Bullion traded near $2,630 an ounce after slumping 3.4% in the previous session on a deescalation of tensions in the Middle East that sapped haven demand. Israel’s security cabinet is expected to vote on a cease-fire agreement with Lebanon’s Hezbollah on Tuesday, and passage is considered likely, according to an Israeli official.
The precious metal has still climbed more than 25% this year, supported by central bank purchases and the Federal Reserve’s pivot to rate cuts. Many analysts remain positive on the outlook, with Goldman Sachs Group Inc. and UBS seeing further gains in 2025.
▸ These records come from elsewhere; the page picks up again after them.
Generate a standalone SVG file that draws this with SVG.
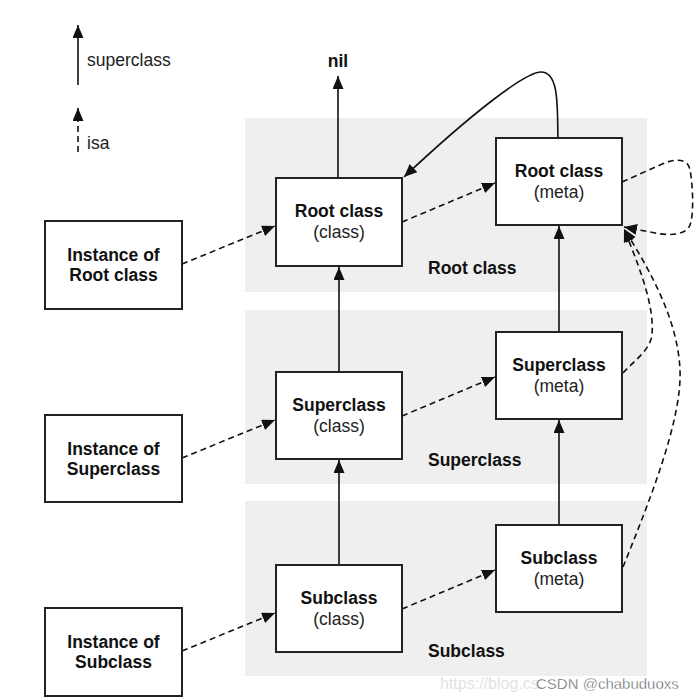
<svg xmlns="http://www.w3.org/2000/svg" width="696" height="700" viewBox="0 0 696 700">
<style>
.panel{fill:#efefef}
.box{fill:#fff;stroke:#222;stroke-width:2}
.b{font-family:"Liberation Sans",Arial,sans-serif;font-weight:bold;font-size:17.5px;fill:#111}
.r{font-family:"Liberation Sans",Arial,sans-serif;font-size:17.5px;fill:#222}
.sup{fill:none;stroke:#111;stroke-width:1.6;marker-end:url(#ah)}
.isa{fill:none;stroke:#111;stroke-width:1.6;stroke-dasharray:6,4;marker-end:url(#ah)}
.c{text-anchor:middle}
</style>
<defs>
<marker id="ah" markerUnits="userSpaceOnUse" markerWidth="14" markerHeight="12" refX="13" refY="5.5" orient="auto">
<path d="M0,0 L13,5.5 L0,11 z" fill="#111"/>
</marker>
</defs>
<rect width="696" height="700" fill="#fff"/>

<g id="panels">
<rect class="panel" x="245" y="118" width="402" height="174"/>
<rect class="panel" x="245" y="310" width="402" height="174"/>
<rect class="panel" x="245" y="501" width="402" height="175"/>
<text class="b" x="428" y="274">Root class</text>
<text class="b" x="428" y="466">Superclass</text>
<text class="b" x="428" y="657">Subclass</text>
</g>

<g id="legend">
<line class="sup" x1="78" y1="85" x2="78" y2="25"/>
<text class="r" x="87" y="66">superclass</text>
<line class="isa" x1="78" y1="168" x2="78" y2="108" style="stroke-dasharray:0,16,6,4,6,4,6,4,6,4,6,4"/>
<text class="r" x="87" y="149">isa</text>
</g>

<g id="connectors">
<line class="sup" x1="338" y1="178" x2="338" y2="76"/>
<line class="sup" x1="339" y1="372" x2="339" y2="267"/>
<line class="sup" x1="339" y1="565" x2="339" y2="460"/>
<line class="sup" x1="559" y1="332" x2="559" y2="226"/>
<line class="sup" x1="559" y1="525" x2="559" y2="420"/>
<path class="sup" d="M558,138 C557,110 560,72 541,72 C525,72 470,115 404,177"/>
<line class="isa" x1="182" y1="264" x2="275" y2="226"/>
<line class="isa" x1="402" y1="222" x2="495" y2="183"/>
<line class="isa" x1="182" y1="458" x2="275" y2="420"/>
<line class="isa" x1="402" y1="416" x2="495" y2="377"/>
<line class="isa" x1="182" y1="651" x2="275" y2="613"/>
<line class="isa" x1="402" y1="609" x2="495" y2="570"/>
<path class="isa" d="M622,182 L660,165 C675,158 688,158 690,170 C693,185 694,215 690,225 C686,235 670,236 655,233 L624,227"/>
<path class="isa" d="M623,373 C635,360 650,350 652,335 C654,310 645,280 624,229"/>
<path class="isa" d="M623,567 C650,500 682,420 680,370 C678,320 650,270 624,229"/>
</g>

<text class="b c" x="338" y="67">nil</text>

<g id="inst-root">
<rect class="box" x="45" y="221" width="137" height="88"/>
<text class="b c" x="113.5" y="261">Instance of</text>
<text class="b c" x="113.5" y="281">Root class</text>
</g>
<g id="inst-super">
<rect class="box" x="45" y="415" width="137" height="87"/>
<text class="b c" x="113.5" y="454.5">Instance of</text>
<text class="b c" x="113.5" y="474.5">Superclass</text>
</g>
<g id="inst-sub">
<rect class="box" x="45" y="608" width="137" height="88"/>
<text class="b c" x="113.5" y="648">Instance of</text>
<text class="b c" x="113.5" y="668">Subclass</text>
</g>

<g id="root-class">
<rect class="box" x="276" y="178" width="126" height="88"/>
<text class="b c" x="339" y="217">Root class</text>
<text class="r c" x="339" y="238">(class)</text>
</g>
<g id="super-class">
<rect class="box" x="276" y="372" width="126" height="87"/>
<text class="b c" x="339" y="411">Superclass</text>
<text class="r c" x="339" y="432">(class)</text>
</g>
<g id="sub-class">
<rect class="box" x="276" y="565" width="126" height="87"/>
<text class="b c" x="339" y="604">Subclass</text>
<text class="r c" x="339" y="625">(class)</text>
</g>

<g id="root-meta">
<rect class="box" x="496" y="138" width="126" height="87"/>
<text class="b c" x="559" y="177">Root class</text>
<text class="r c" x="559" y="198">(meta)</text>
</g>
<g id="super-meta">
<rect class="box" x="496" y="332" width="126" height="87"/>
<text class="b c" x="559" y="371">Superclass</text>
<text class="r c" x="559" y="392">(meta)</text>
</g>
<g id="sub-meta">
<rect class="box" x="496" y="525" width="126" height="87"/>
<text class="b c" x="559" y="564">Subclass</text>
<text class="r c" x="559" y="585">(meta)</text>
</g>

<g id="watermark">
<text x="440" y="689" font-family="'Liberation Sans',Arial,sans-serif" font-size="16" fill="#e2e2e2">https://blog.cs</text>
<text x="536" y="689" font-family="'Liberation Sans',Arial,sans-serif" font-size="15" fill="#555" stroke="#fff" stroke-width="0.4">CSDN @chabuduoxs</text>
</g>
</svg>
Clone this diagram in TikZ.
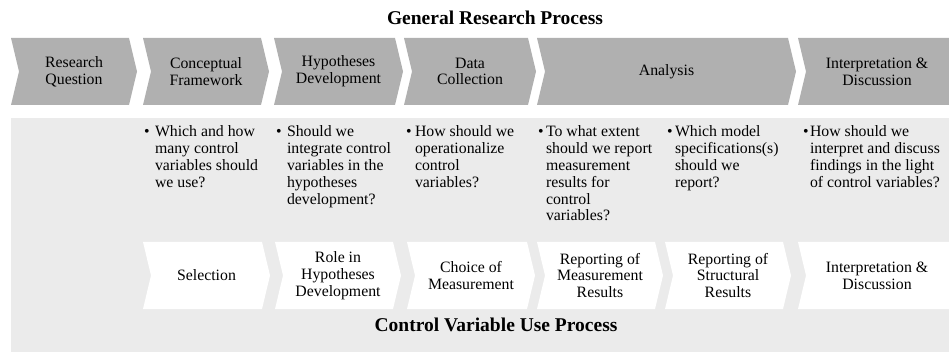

“Investors are increasingly pricing in a ‘Golden Age’ of America with pro-market — and pro crypto — cabinet picks while the US debt and deficit story is being pushed out,” Nicky Shiels, head of metals strategy at Geneva-based MKS PAMP SA, said in a note. “Gold should revert to $2,500, not $3,000, in the short term.”
Spot gold rose 0.1% to $2,628.69 an ounce as of 10:39 a.m. in Singapore after being down as much as 0.8% earlier. The Bloomberg Dollar Spot Index rose 0.4%, after declining 0.5% in the previous session. Silver and platinum edged lower, while palladium climbed.
Investors are now focusing on the Fed’s rate meeting next month, with several reports this week that may provide clues on the decision. These include minutes of the central bank’s November meeting, consumer confidence and personal consumption expenditure data — the monetary authority’s preferred gauge of inflation.